Wolontariusze z toruńskiego schroniska dla zwierząt wpadli na pomysł, aby stworzyć specjalny kalendarz. Sprzedał się świetnie, zwłaszcza że dystrybucja odbywała się przed świętami. Pieniądze ze sprzedaży zostały przeznaczone na zbiórkę na leczenie dwuletniej suczki Sary. Młody piesek cierpi na wrodzoną wadę serca. Jest jednak nadzieja, gdyż wada jest operacyjna i można ją usunąć. Samo schronisko nie dysponowało wystarczającymi środkami finansowymi, aby opłacić operację. Koszt operacji to 10 tys. zł.
Ze zbiórki udało się łącznie zgromadzić ok. 14 tys. zł. Dzięki tej sumie uda się też pokryć wszystkie wcześniejsze badania, które są niezbędne do przeprowadzenia. Trzeba przede wszystkim sprawdzić, czy Sara kwalifikuje się do tego zabiegu. Piesek odwiedził już lekarzy i na szczęście kwalifikuje się do operacji usunięcia wady serca.
Teraz pracownicy schroniska będą szukali tymczasowego domu dla Sary.
Przed operacją musimy zadbać odpowiednio o samą pacjentkę. Sara powinna być w spokojnych warunkach, co niestety w schronisku jest ciężko zagwarantować, no bo jest to bardzo przebodźcowane i stresowe środowisko, więc idealnym miejscem dla niej byłby dom tymczasowy, gdzie w spokoju mogłaby się przed tą operacją zaaklimatyzować, poczuć się pewniej, bezpieczniej no i w zdecydowanie obniżonym stresie podjąć się tej operacji. Po operacji też jest ważne, żeby Sara była właśnie zabezpieczona w takich warunkach, gdzie po prostu będzie miała spokój, gdzie ten stres nie będzie obniżał jej odporności, gdzie to serducho w pełni dojdzie do siebie-mówiła Sylwia Zakierska ze schroniska dla bezdomnych zwierząt w Toruniu.
Jakie, według specjalistów, powinno być to zastępcze mieszkanie dla Sary? Czy trzeba spełniać specjalne kryteria?

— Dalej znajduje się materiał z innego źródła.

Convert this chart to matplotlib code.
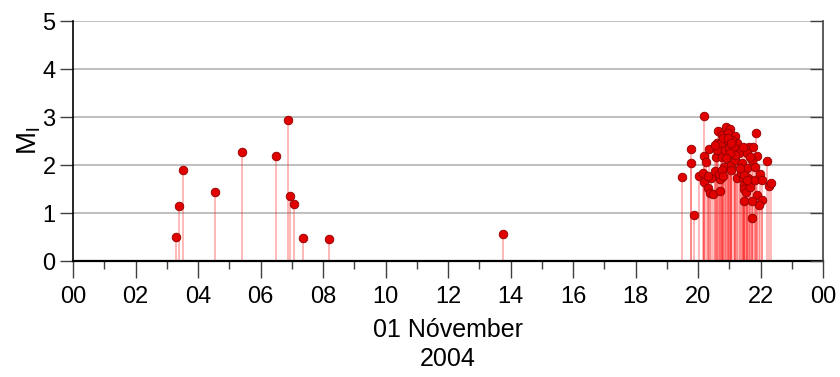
import numpy as np
import matplotlib.pyplot as plt
from matplotlib.ticker import MultipleLocator, FuncFormatter

plt.rcParams['font.family'] = ['Liberation Sans', 'DejaVu Sans']
plt.rcParams['mathtext.default'] = 'regular'
narrow = ['Liberation Sans Narrow', 'Liberation Sans', 'DejaVu Sans']

# event times (hours of 01 Nov 2004) and local magnitudes
early_t = [3.30, 3.39, 3.52, 4.54, 5.41, 6.50, 6.88, 6.94, 7.07, 7.36, 8.19, 13.76]
early_m = [0.50, 1.15, 1.90, 1.44, 2.27, 2.19, 2.94, 1.35, 1.19, 0.48, 0.46, 0.56]

swarm_t = [19.50, 19.79, 19.79, 19.86, 20.18, 20.03, 20.15, 20.20, 20.26, 20.35,
           20.18, 20.33, 20.38, 20.49, 20.42, 20.33, 20.54, 20.70, 20.70, 20.66,
           20.56, 20.60, 20.64, 20.77, 20.91, 21.03, 20.95, 20.74, 20.62, 20.77,
           20.86, 20.95, 21.00, 20.84, 20.76, 20.81, 21.18, 21.26, 21.09, 21.14,
           21.04, 21.07, 21.18, 21.24, 21.32, 21.40, 21.38, 21.43, 21.47, 21.50,
           21.56, 21.63, 21.77, 21.85, 21.61, 21.47, 21.54, 21.66, 21.82, 21.90,
           21.72, 21.58, 21.66, 21.83, 21.98, 22.05, 22.22, 22.28, 22.34, 21.89,
           22.05, 21.95, 21.48, 21.72, 21.72, 21.47, 21.34, 21.18, 21.02, 20.91,
           20.54, 20.81, 20.97, 21.07, 21.43, 21.56]
swarm_m = [1.74, 2.33, 2.05, 0.96, 3.03, 1.77, 1.84, 2.19, 2.06, 2.33,
           1.65, 1.53, 1.41, 1.40, 1.72, 1.77, 1.88, 1.46, 1.70, 1.82,
           2.17, 2.46, 2.71, 2.63, 2.79, 2.76, 2.67, 2.45, 2.31, 2.17,
           2.31, 2.49, 2.35, 1.96, 1.90, 1.77, 2.60, 2.46, 2.53, 2.35,
           2.00, 1.90, 2.10, 1.72, 2.24, 2.04, 1.84, 1.72, 1.58, 2.35,
           1.93, 2.37, 2.37, 2.67, 1.72, 1.49, 1.44, 1.55, 1.69, 2.19,
           2.10, 2.24, 2.16, 1.96, 1.81, 1.69, 2.09, 1.56, 1.63, 1.37,
           1.27, 1.17, 1.24, 1.24, 0.89, 1.79, 1.93, 2.21, 2.24, 2.14,
           2.42, 2.56, 2.56, 2.45, 2.38, 1.69]

t = np.array(early_t + swarm_t)
m = np.array(early_m + swarm_m)

fig = plt.figure(figsize=(8.4, 3.77), dpi=100)
ax = fig.add_axes([73/840, 1-261/377, 750/840, 240/377])

# grid
for yv in range(1, 6):
    ax.axhline(yv, color='#b4b4b4', lw=1.2, zorder=0)

ax.vlines(t, 0, m, color='#ff2020', alpha=0.4, lw=1.1, zorder=2)
ax.plot(t, m, 'o', ms=6.2, mfc='#e00000', mec='#900000', mew=0.6, zorder=3)

ax.set_xlim(0, 24)
ax.set_ylim(0, 5)
ax.xaxis.set_major_locator(MultipleLocator(2))
ax.xaxis.set_minor_locator(MultipleLocator(1))
ax.xaxis.set_major_formatter(FuncFormatter(lambda v, p: '%02d' % (int(round(v)) % 24)))
ax.yaxis.set_major_locator(MultipleLocator(1))

ax.spines['top'].set_visible(False)
ax.spines['right'].set_visible(False)
ax.spines['bottom'].set_linewidth(1.6)
ax.spines['left'].set_linewidth(1.2)

ax.tick_params(axis='x', which='major', direction='out', length=12, width=1.0,
               color='#404040', pad=6)
ax.tick_params(axis='x', which='minor', direction='out', length=6, width=1.0, color='#404040')
ax.tick_params(axis='y', which='major', direction='out', length=9.5, width=1.0,
               color='#404040', pad=3)
for lab in ax.get_xticklabels() + ax.get_yticklabels():
    lab.set_family(narrow)
    lab.set_fontsize(17)

ax.set_xlabel('01 Nóvember\n2004', fontsize=18, labelpad=7, linespacing=1.3)
ax.set_ylabel('$M_l$', fontsize=20, labelpad=0)

ax2 = ax.twinx()
ax2.set_ylim(0, 5)
ax2.yaxis.set_major_locator(MultipleLocator(1))
ax2.tick_params(axis='y', direction='in', length=9.5, width=1.0, color='#404040', labelright=False)
for s in ['top', 'left', 'bottom']:
    ax2.spines[s].set_visible(False)
ax2.spines['right'].set_color('#404040')
ax2.spines['right'].set_linewidth(1.2)

fig.savefig('out.png', dpi=100)
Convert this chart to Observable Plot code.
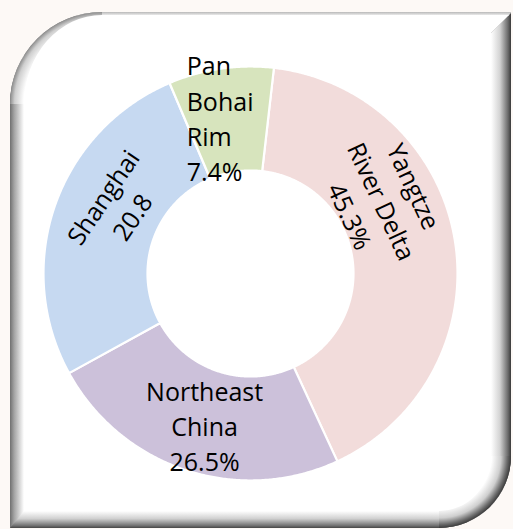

Fajnie by było, gdyby to był dom tymczasowy, zlokalizowany w Toruniu, tak żebyśmy bezpośrednio mogli nadal sprawować opiekę medyczną nad Sarą i w każdej możliwej sytuacji pomóc jej. Fajnie, gdyby to był dom spokojny, gdzieś tam nie w centrum miasta, bo Sara jest dosyć nieśmiałym psiakiem i potrzebuje tego spokoju, nie tyle wewnętrznego dla samej operacji, ale ona też względem człowieka przełamuje dopiero pewne bariery, więc fajnie, gdyby gdzieś dalej od tego centrum była, gdyby nie było dużo bodźców, dużego ruchu ulicznego. Mile widziany dom bez małych dzieci, bo to też dla niej byłoby bardzo stresowe, za to wskazany jest drugi pies, bo Sara dużo pewniej czuje się w obecności drugiego psa i to się daje zauważyć już gołym okiem, nawet kiedy zabieramy samą Sarę na spacer do parku - dodała Sylwia Zakierska.
Pracownicy schroniska gwarantują całą pomoc medyczną. Najważniejsze jednak, aby psiak znalazł się w bezpiecznym i spokojnym miejscu. Najlepiej, gdyby dom tymczasowy stał się miejscem stałego pobytu. Często bywa tak, że tymczasowi opiekunowie rezygnują. Chory piesek wymaga większych nakładów finansowych.
Operacja Sary może odbyć się za ok. dwa miesiące. Wszystko zależy od znalezienia domu zastępczego. Sara powinna pobyć w nowym miejscu kilka tygodni, żeby miała czas na odstresowanie się od warunków schroniskowych.